You can only have one data type constraint on a given label-property pair. Attempting to create a second data type constraint on a given label-property pair will yield an error Constraint IS TYPED DATA_TYPE on :Label(property) already exists. Attempting to drop a data type constraint which doesn't exist will yield an error Constraint IS TYPED DATA_TYPE on :Node(prop) doesn't exist.

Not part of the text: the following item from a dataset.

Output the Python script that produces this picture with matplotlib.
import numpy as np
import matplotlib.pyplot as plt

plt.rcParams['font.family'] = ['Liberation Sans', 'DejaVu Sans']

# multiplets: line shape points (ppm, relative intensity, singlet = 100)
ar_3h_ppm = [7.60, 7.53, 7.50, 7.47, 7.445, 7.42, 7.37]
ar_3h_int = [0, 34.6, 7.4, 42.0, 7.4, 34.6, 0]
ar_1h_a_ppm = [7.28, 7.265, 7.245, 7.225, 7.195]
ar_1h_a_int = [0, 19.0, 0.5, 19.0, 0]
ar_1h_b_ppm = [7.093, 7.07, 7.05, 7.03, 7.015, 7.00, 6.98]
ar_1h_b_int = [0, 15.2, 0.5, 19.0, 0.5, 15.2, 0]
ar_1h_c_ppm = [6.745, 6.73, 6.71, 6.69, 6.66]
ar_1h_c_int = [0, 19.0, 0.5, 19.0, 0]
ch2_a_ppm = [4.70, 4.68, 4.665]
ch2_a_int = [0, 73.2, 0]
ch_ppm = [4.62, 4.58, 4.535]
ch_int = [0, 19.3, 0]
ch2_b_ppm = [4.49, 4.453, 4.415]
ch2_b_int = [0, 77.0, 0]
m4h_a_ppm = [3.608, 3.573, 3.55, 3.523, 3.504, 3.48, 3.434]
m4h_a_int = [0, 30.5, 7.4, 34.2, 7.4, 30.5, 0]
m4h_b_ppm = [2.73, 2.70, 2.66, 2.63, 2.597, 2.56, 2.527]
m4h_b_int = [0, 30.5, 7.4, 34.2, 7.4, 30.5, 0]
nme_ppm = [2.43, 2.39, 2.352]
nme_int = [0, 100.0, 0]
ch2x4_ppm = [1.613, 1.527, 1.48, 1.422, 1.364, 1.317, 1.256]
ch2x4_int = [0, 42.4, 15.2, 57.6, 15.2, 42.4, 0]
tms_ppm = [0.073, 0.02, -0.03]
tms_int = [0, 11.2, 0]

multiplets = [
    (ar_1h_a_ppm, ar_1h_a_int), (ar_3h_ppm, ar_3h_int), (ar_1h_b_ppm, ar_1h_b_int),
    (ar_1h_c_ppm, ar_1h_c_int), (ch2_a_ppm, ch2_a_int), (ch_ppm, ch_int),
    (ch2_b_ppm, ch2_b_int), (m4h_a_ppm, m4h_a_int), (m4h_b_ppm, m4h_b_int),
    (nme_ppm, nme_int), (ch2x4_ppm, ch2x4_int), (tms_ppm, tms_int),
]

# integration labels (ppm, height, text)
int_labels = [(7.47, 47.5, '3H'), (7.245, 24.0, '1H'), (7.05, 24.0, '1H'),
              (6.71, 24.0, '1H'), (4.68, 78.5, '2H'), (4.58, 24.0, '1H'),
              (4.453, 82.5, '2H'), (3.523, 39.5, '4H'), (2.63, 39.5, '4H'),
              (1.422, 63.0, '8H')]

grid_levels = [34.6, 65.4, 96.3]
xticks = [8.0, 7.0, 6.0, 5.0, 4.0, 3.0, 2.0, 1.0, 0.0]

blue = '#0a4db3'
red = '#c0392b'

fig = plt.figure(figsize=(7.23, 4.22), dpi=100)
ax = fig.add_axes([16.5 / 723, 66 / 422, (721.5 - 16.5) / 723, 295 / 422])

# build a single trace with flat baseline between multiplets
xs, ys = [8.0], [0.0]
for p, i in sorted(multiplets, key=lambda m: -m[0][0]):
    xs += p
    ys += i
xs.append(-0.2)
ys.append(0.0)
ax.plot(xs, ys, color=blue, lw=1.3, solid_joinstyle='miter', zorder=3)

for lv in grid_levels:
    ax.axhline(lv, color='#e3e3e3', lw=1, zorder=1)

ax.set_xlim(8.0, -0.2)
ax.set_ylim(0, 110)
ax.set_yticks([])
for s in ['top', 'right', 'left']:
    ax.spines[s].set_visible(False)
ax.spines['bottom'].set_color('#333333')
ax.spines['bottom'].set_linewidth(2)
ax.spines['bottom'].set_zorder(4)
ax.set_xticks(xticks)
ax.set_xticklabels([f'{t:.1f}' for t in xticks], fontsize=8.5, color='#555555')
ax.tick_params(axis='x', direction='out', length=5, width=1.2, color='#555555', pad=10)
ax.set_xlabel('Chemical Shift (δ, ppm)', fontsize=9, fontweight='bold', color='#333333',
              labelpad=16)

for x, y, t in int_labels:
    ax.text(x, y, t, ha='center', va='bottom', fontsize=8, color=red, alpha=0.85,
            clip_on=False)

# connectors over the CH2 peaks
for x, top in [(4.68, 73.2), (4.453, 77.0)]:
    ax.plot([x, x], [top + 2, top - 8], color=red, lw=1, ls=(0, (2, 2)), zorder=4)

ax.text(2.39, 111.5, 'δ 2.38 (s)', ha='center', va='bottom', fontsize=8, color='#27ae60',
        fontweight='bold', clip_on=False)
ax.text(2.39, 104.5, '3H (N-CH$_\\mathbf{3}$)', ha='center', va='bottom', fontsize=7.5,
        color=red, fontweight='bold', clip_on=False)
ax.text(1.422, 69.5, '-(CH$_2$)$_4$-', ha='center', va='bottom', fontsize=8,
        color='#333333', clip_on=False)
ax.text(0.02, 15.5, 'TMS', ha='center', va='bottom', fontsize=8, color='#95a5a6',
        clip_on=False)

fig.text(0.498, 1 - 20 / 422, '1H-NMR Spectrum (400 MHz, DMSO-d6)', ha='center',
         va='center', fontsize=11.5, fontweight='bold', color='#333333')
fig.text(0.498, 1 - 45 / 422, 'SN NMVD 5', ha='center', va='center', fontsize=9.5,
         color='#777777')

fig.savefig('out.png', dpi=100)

Data type constraints are not yet supported in the schema.assert() procedure.

Example

If the database is used to hold basic information about a person like their name and age you can enforce the name to be a string and the age to be an integer by running the following queries:

CREATE CONSTRAINT ON (n:Person) ASSERT n.name IS TYPED STRING;
CREATE CONSTRAINT ON (n:Person) ASSERT n.age IS TYPED INTEGER;

Then SHOW CONSTRAINT INFO; should return the following result:

+-----------------+--------------+-----------------+-------------+
| constraint type | label        | properties      |  data_type  |
+-----------------+--------------+-----------------+-------------|
| data_type       | Person       | name            |   STRING    |
| data_type       | Person       | age             |   INTEGER   |
+-----------------+--------------+-----------------+-------------|

Creating a person with

CREATE (:Person {age:22});

and trying to violate the data type constraints by setting the age of a person to a string with:

MATCH (n) SET n.age = 'age';

will yield the error IS TYPED INTEGER violation on Person(age).

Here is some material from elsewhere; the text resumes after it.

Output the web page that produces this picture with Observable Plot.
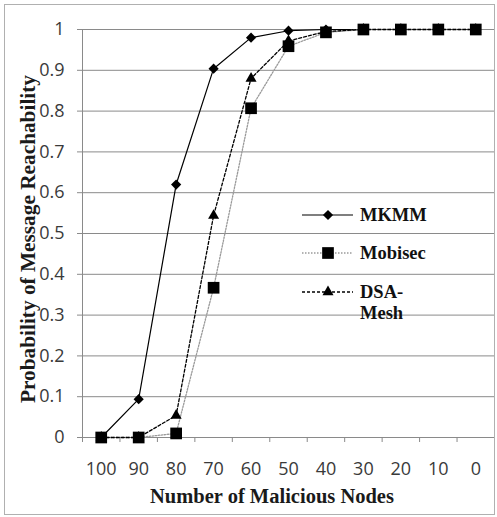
<!DOCTYPE html>
<html>
<head>
<meta charset="utf-8">
<script src="https://cdn.jsdelivr.net/npm/d3@7"></script>
<script src="https://cdn.jsdelivr.net/npm/@observablehq/plot@0.6"></script>
<style>
  html, body { margin: 0; padding: 0; background: white; }
</style>
</head>
<body>
<div id="chart"></div>
<script>
// Number of malicious nodes (x categories, shown from 100 down to 0)
const nodes = [100, 90, 80, 70, 60, 50, 40, 30, 20, 10, 0];
// Probability of message reachability per scheme
const mkmm    = [0, 0.094, 0.62, 0.904, 0.98, 0.997, 1, 1, 1, 1, 1];
const mobisec = [0, 0, 0.01, 0.367, 0.807, 0.959, 0.993, 1, 1, 1, 1];
const dsaMesh = [0, 0, 0.054, 0.544, 0.88, 0.972, 0.995, 1, 1, 1, 1];
const seriesNames = ["MKMM", "Mobisec", "DSA-Mesh"];
const legendLabels = [["MKMM"], ["Mobisec"], ["DSA-", "Mesh"]];
const yTicks = [0, 0.1, 0.2, 0.3, 0.4, 0.5, 0.6, 0.7, 0.8, 0.9, 1];

const rows = (vals) => nodes.map((n, i) => ({n, p: vals[i]}));
// category boundaries: half a step outside each category
const boundaries = d3.range(105, -6, -10);

const styles = {
  MKMM:       {stroke: "#000", strokeWidth: 1.2, dash: null, symbol: "diamond2", r: 4.6},
  Mobisec:    {stroke: "#9a9a9a", strokeWidth: 1.3, dash: "1.5,1.5", symbol: "square", r: 6.6},
  "DSA-Mesh": {stroke: "#000", strokeWidth: 1.3, dash: "3,2", symbol: "triangle", r: 4.1}
};
const seriesData = {MKMM: mkmm, Mobisec: mobisec, "DSA-Mesh": dsaMesh};

const gridColor = "#8a8a8a";
const seriesMarks = seriesNames.flatMap(name => {
  const s = styles[name];
  const d = rows(seriesData[name]);
  return [
    Plot.line(d, {x: "n", y: "p", stroke: s.stroke, strokeWidth: s.strokeWidth, strokeDasharray: s.dash}),
    Plot.dot(d, {x: "n", y: "p", symbol: s.symbol, r: s.r, fill: "#000", stroke: "none"})
  ];
});

const chart = Plot.plot({
  width: 497,
  height: 517,
  marginLeft: 82,
  marginRight: 3,
  marginTop: 29,
  marginBottom: 80,
  x: {type: "linear", domain: [105, -5]},
  y: {domain: [0, 1]},
  style: {fontFamily: "'Open Sans', sans-serif", fontSize: "18px", color: "#3a3a3a", background: "white"},
  marks: [
    Plot.gridY(yTicks, {stroke: gridColor, strokeOpacity: 1, strokeWidth: 1}),
    Plot.ruleX([105], {stroke: gridColor}),
    Plot.ruleY([0], {stroke: gridColor}),
    Plot.axisY(yTicks, {tickSize: 5, tickPadding: 13, stroke: gridColor, label: null,
      tickFormat: d => String(Math.round(d * 10) / 10)}),
    Plot.axisX(boundaries, {tickSize: 5, stroke: gridColor, label: null, tickFormat: () => ""}),
    Plot.axisX(nodes, {tickSize: 0, tickPadding: 25, label: null, tickFormat: d => String(d)}),
    ...seriesMarks
  ]
});

const svg = d3.select(chart);

// outer border of the figure
svg.append("rect")
  .attr("x", 4.5).attr("y", 4.5).attr("width", 490).attr("height", 510)
  .attr("fill", "none").attr("stroke", "#b0b0b0").attr("stroke-width", 1);

const serif = "'Liberation Serif', 'DejaVu Serif', serif";

// axis titles
svg.append("text")
  .attr("x", 272).attr("y", 503)
  .attr("text-anchor", "middle")
  .attr("font-family", serif).attr("font-weight", "bold").attr("font-size", 20.5)
  .attr("fill", "#1a1a1a")
  .text("Number of Malicious Nodes");

svg.append("text")
  .attr("transform", "translate(35,239) rotate(-90)")
  .attr("text-anchor", "middle")
  .attr("font-family", serif).attr("font-weight", "bold").attr("font-size", 21.3)
  .attr("fill", "#1a1a1a")
  .text("Probability of Message Reachability");

// legend
const legend = svg.append("g");
const legendY = [215, 253, 292];
seriesNames.forEach((name, i) => {
  const s = styles[name];
  const y = legendY[i];
  legend.append("line")
    .attr("x1", 302).attr("x2", 353).attr("y1", y).attr("y2", y)
    .attr("stroke", s.stroke).attr("stroke-width", s.strokeWidth)
    .attr("stroke-dasharray", s.dash);
  const sym = {diamond2: d3.symbolDiamond2, square: d3.symbolSquare, triangle: d3.symbolTriangle}[s.symbol];
  legend.append("path")
    .attr("transform", `translate(328,${y})`)
    .attr("d", d3.symbol(sym, Math.PI * s.r * s.r)())
    .attr("fill", "#000");
  const t = legend.append("text")
    .attr("x", 360).attr("y", y + 6)
    .attr("text-anchor", "start")
    .attr("font-family", serif).attr("font-weight", "bold").attr("font-size", 18.5)
    .attr("fill", "#111");
  legendLabels[i].forEach((line, j) => {
    t.append("tspan").attr("x", 360).attr("dy", j === 0 ? 0 : 21).text(line);
  });
});

document.getElementById("chart").appendChild(chart);
</script>
</body>
</html>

To drop the created constraints, use the following queries:

DROP CONSTRAINT ON (n:Person) ASSERT n.name IS TYPED STRING;
DROP CONSTRAINT ON (n:Person) ASSERT n.age IS TYPED INTEGER;

Now, SHOW CONSTRAINT INFO; returns an empty set.

Schema-related procedures

You can also modify the constraints using the schema.assert() procedure.

Delete all constraints

To delete all constraints, use the schema.assert() procedure with the following parameters:

  • indices_map = map of key-value pairs of all indexes in the database
  • unique_constraints = {}
  • existence_constraints = {}
  • drop_existing = true

Here is an example of indexes and constraints set in the database:

CREATE CONSTRAINT ON (n:Person) ASSERT EXISTS (n.name);
CREATE CONSTRAINT ON (n:Employee) ASSERT n.id IS UNIQUE;
CREATE CONSTRAINT ON (n:Employee) ASSERT n.email IS UNIQUE;
CREATE CONSTRAINT ON (n:Employee) ASSERT n.name, n.surname IS UNIQUE;
CREATE INDEX ON :Student(id);
CREATE INDEX ON :Student;

There are three uniqueness and one existence constraint. Additionally, there are two indexes - one label and one label-property index. To delete all constraints, run:

CALL schema.assert({Student: ["", "id"]}, {}, {}, true) 
YIELD action, key, keys, label, unique
RETURN action, key, keys, label, unique;

The above query removes all existing constraints because the empty unique_constraints and existence_constraints maps indicate that no constraints should be asserted as existing, while the drop_existing set to true specifies that all existing constraints should be dropped.

Primarily, the assert() procedure is used to define a schema, but it's also useful if you need to delete all node indexes or delete all node indexes and constraints.

Recovery

Existence and unique constraints, and indexes can be recovered in parallel. To enable this behavior, set the storage-parallel-schema-recovery configuration flag to true.